[start]

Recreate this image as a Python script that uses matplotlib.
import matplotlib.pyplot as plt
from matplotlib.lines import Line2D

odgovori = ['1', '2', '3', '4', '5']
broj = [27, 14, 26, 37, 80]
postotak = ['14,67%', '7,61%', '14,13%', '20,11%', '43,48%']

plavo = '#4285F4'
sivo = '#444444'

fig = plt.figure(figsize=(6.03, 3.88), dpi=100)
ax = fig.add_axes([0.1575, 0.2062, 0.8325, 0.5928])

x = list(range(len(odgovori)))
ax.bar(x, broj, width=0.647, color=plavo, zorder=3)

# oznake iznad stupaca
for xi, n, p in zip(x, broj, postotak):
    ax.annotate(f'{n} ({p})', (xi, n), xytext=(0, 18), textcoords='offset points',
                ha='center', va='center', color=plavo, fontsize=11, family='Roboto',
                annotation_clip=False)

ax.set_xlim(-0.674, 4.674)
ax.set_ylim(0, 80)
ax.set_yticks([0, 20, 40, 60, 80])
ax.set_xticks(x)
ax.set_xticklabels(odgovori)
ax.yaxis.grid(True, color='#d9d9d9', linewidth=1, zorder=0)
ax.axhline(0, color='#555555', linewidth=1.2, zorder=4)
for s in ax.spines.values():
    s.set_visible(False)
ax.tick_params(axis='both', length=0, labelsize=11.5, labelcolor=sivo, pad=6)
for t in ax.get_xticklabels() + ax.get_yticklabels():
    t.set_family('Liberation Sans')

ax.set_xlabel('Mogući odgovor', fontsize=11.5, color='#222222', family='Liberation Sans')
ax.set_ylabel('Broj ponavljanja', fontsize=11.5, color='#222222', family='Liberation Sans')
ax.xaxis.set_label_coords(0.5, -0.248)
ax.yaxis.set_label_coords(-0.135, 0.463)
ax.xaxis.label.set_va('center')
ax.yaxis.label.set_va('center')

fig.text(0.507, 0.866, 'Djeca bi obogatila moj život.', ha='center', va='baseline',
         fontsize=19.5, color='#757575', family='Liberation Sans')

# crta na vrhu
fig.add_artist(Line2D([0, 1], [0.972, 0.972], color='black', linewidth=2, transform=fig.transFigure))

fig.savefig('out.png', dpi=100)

[end]

WORK TO COMPLETE =>
Check every line of the listing for the string "matplotlib" and report how many lines have it, as a number alone.

COMPLETE ANSWER =>
3